**DIRECTIONS FOR THIS TASK**.
Begin with the first line and repeat exactly through the line containing "x_tick_vals = [0, 100, 200, 300, 400, 500]"; leave every image out.

**INFORMATION SUPPLIED**.
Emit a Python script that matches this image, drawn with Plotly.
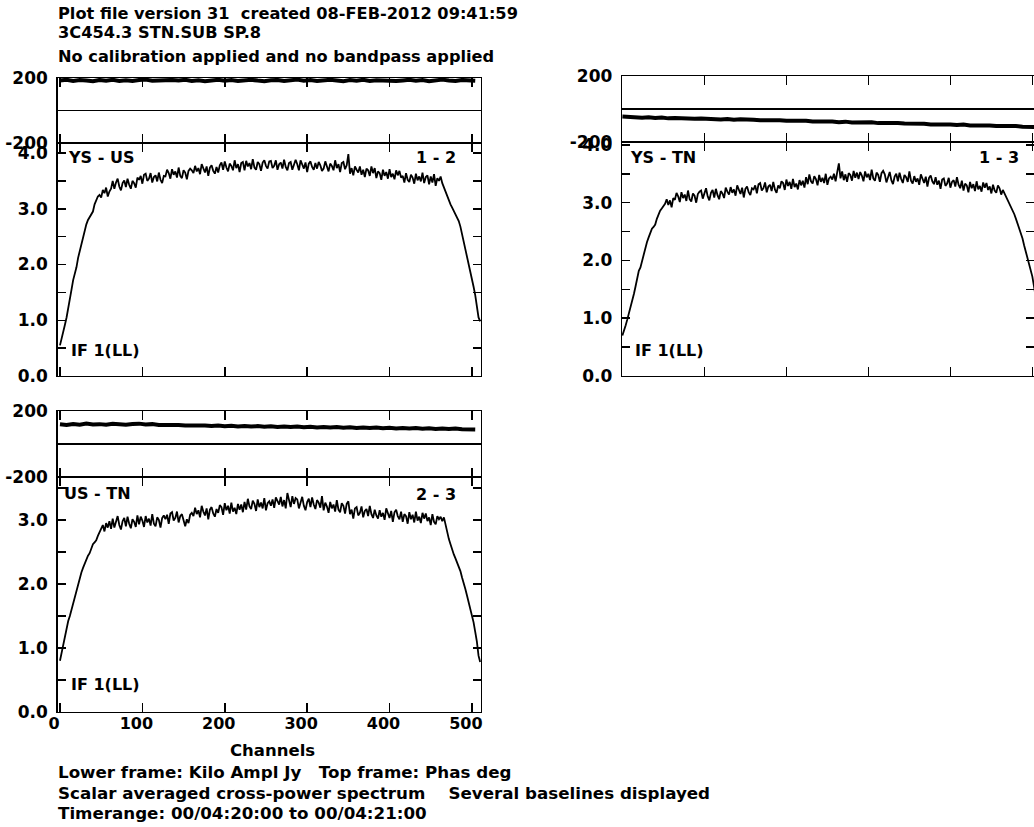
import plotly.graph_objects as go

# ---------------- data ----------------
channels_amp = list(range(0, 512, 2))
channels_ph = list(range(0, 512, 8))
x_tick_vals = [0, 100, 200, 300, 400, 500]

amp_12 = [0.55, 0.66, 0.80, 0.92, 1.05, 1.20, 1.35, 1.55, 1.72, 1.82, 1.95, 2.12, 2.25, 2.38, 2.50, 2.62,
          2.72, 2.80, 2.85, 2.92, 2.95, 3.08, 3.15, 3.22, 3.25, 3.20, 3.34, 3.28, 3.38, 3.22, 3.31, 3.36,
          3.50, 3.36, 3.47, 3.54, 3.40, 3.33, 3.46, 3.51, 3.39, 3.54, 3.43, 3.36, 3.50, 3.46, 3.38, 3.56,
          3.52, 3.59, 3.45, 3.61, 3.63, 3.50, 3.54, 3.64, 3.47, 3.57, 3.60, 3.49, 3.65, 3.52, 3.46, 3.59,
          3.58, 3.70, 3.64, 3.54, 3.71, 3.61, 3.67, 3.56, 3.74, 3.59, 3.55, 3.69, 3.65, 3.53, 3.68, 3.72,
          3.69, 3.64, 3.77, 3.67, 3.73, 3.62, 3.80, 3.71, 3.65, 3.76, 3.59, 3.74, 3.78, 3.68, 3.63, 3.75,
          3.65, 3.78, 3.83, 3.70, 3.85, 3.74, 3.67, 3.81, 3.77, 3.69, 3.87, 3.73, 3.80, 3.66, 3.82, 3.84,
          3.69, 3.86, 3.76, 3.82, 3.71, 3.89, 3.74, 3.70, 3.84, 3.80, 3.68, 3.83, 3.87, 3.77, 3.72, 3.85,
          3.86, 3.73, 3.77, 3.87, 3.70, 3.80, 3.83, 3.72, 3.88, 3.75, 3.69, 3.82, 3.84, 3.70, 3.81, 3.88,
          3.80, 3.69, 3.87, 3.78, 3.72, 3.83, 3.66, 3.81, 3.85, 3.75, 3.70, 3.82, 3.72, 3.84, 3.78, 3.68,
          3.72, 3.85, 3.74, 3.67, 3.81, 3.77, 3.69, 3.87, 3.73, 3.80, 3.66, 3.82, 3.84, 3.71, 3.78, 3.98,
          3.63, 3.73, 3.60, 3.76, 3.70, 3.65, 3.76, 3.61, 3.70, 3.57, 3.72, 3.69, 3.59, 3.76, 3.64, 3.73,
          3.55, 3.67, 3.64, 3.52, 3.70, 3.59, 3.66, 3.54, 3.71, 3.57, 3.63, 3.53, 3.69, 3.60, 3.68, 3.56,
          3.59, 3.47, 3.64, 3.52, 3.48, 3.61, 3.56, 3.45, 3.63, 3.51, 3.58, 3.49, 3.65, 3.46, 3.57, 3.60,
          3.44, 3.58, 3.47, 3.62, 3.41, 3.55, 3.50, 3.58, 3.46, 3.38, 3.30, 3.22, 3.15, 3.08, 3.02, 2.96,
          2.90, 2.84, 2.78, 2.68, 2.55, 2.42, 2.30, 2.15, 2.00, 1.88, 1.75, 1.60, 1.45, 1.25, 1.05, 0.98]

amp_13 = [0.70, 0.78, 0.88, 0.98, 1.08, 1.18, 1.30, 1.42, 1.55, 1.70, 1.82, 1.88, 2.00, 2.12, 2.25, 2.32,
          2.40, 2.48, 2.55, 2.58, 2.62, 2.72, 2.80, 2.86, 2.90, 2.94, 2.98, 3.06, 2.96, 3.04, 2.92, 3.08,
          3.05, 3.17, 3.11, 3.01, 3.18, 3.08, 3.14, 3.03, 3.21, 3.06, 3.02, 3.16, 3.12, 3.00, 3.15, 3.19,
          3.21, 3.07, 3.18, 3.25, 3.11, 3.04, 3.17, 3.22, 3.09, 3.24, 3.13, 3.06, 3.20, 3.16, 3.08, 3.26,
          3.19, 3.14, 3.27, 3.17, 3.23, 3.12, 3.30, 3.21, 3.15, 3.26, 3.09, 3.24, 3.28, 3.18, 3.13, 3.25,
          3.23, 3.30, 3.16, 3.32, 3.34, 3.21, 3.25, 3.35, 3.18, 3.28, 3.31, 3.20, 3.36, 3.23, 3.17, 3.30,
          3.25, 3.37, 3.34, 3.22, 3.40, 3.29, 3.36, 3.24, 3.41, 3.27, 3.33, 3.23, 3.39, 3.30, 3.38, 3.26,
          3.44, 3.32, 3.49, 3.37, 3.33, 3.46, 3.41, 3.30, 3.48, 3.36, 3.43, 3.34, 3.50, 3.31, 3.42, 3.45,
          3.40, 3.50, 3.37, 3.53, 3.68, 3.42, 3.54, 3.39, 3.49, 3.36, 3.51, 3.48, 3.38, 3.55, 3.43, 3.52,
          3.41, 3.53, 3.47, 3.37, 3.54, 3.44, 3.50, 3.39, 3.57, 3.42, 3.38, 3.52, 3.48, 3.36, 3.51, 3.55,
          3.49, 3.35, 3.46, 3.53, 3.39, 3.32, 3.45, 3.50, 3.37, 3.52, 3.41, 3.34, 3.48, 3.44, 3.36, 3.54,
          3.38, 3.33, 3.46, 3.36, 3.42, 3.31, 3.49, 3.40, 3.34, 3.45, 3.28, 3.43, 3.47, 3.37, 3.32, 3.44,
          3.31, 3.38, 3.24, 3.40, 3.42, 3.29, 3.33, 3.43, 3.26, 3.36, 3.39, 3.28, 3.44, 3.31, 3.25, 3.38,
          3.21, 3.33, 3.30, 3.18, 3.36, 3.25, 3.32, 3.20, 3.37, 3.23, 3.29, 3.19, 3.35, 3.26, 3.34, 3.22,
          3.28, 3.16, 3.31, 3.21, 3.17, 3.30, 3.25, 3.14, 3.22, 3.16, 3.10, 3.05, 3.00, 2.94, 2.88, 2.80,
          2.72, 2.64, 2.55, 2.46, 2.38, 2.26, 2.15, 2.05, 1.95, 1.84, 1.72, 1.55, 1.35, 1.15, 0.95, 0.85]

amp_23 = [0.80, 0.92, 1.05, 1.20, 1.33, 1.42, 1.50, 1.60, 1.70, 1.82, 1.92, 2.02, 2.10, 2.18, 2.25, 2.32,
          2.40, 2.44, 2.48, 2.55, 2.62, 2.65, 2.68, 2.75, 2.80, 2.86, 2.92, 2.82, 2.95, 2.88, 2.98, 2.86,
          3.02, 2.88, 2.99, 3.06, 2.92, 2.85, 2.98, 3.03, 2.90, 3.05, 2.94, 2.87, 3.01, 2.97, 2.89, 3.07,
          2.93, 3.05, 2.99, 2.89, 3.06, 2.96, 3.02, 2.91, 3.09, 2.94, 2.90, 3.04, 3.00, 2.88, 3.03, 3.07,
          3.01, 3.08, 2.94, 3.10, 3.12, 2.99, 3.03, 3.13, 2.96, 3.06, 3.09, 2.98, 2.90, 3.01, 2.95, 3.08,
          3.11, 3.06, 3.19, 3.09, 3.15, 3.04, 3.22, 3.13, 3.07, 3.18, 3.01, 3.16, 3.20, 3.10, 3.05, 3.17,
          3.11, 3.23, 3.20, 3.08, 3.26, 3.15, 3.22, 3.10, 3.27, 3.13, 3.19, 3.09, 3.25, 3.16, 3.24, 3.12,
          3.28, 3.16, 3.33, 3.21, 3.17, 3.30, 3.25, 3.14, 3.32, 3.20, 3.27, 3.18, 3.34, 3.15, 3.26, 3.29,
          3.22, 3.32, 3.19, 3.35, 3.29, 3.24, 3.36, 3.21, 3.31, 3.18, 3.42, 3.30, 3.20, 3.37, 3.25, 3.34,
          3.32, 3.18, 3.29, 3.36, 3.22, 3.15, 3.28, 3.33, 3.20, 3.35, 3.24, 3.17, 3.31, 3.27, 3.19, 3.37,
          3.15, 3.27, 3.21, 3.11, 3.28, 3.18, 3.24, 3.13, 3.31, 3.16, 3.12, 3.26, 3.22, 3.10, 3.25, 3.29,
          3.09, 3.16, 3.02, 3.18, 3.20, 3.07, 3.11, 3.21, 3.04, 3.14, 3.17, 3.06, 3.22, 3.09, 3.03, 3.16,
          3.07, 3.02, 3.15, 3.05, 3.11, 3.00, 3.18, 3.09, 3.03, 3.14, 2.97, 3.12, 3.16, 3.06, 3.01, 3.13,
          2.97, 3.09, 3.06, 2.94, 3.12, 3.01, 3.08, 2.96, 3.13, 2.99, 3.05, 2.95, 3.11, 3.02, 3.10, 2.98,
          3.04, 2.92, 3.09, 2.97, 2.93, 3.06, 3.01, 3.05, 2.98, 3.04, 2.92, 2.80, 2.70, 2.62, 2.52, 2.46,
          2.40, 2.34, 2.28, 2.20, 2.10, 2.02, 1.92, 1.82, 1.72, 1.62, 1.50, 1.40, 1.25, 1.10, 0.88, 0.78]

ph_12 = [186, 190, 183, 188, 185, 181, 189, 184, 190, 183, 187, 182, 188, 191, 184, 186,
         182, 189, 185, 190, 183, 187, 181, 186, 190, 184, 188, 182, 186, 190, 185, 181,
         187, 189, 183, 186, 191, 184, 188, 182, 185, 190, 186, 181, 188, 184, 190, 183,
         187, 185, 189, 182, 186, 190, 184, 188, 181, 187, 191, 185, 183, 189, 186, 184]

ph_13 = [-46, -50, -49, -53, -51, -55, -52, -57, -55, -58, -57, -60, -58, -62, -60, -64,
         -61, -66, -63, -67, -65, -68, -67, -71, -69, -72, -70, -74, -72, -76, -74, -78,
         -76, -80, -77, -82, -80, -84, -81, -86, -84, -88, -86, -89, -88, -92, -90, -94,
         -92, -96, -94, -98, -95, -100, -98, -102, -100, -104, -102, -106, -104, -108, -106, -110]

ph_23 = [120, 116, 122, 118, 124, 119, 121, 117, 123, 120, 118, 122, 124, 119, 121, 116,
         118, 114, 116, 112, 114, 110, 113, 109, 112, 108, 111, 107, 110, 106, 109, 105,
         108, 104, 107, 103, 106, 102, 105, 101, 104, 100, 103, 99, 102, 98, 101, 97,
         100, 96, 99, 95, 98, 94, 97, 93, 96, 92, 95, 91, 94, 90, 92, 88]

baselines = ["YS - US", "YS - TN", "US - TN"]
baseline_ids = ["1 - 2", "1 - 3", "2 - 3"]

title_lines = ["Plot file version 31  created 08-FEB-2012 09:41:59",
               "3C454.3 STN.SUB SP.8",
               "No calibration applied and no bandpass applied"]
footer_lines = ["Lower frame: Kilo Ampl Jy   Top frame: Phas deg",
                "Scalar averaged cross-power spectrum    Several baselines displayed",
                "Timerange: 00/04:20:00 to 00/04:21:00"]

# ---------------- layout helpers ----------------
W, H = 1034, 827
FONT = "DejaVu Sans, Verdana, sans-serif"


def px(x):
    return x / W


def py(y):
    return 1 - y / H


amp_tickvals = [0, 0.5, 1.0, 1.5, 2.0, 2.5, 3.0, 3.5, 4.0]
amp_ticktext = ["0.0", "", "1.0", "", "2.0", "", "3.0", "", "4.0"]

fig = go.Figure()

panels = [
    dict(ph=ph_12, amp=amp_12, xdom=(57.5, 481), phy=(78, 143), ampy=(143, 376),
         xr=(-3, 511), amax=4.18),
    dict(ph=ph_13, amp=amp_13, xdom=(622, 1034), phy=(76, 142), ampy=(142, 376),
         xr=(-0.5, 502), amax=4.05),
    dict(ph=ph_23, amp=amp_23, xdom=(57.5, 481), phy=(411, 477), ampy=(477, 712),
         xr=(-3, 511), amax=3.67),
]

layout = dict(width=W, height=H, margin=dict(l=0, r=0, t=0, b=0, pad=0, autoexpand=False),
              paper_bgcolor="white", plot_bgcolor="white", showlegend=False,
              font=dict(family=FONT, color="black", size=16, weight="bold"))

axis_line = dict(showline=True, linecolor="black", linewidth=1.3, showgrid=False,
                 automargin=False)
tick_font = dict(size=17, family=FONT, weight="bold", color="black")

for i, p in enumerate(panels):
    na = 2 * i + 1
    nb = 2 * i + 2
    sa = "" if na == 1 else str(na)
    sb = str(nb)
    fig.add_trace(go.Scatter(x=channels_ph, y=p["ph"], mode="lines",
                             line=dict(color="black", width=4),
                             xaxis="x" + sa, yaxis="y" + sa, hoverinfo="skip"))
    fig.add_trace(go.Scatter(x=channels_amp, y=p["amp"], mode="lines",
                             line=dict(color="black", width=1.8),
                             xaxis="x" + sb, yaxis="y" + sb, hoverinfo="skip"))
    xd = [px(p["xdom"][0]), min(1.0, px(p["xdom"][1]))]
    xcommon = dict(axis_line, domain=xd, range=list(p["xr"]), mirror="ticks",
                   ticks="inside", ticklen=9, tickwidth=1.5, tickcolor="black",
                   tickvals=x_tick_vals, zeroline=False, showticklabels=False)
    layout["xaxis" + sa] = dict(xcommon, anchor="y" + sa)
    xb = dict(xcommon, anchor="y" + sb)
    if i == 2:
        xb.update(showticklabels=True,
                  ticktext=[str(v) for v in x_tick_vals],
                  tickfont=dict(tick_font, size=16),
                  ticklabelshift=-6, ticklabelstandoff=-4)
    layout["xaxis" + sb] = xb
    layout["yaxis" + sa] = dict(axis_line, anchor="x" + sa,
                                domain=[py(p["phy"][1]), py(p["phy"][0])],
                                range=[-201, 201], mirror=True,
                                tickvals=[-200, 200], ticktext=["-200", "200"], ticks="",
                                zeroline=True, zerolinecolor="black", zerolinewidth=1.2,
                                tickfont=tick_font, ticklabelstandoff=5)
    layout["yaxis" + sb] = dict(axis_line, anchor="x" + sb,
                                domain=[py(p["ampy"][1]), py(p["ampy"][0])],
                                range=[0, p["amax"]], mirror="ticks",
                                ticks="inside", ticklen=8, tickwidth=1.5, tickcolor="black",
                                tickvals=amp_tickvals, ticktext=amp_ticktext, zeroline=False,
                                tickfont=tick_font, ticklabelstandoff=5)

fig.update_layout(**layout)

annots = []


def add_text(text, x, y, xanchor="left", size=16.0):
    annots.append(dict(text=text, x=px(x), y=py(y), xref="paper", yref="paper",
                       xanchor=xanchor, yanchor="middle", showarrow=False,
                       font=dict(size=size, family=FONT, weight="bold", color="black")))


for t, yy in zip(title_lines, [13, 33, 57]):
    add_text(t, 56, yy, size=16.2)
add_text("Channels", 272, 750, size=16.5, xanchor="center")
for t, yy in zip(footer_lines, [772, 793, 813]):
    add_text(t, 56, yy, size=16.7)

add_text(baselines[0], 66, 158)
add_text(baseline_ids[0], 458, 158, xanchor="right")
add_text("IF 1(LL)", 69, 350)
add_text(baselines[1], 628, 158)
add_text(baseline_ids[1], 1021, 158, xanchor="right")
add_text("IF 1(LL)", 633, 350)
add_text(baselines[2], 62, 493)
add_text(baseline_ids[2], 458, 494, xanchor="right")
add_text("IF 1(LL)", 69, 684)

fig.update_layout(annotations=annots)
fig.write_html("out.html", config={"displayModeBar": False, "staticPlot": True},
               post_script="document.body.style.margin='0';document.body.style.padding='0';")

**ANSWER TO THE PROBLEM**.
Emit a Python script that matches this image, drawn with Plotly.
import plotly.graph_objects as go

# ---------------- data ----------------
channels_amp = list(range(0, 512, 2))
channels_ph = list(range(0, 512, 8))
x_tick_vals = [0, 100, 200, 300, 400, 500]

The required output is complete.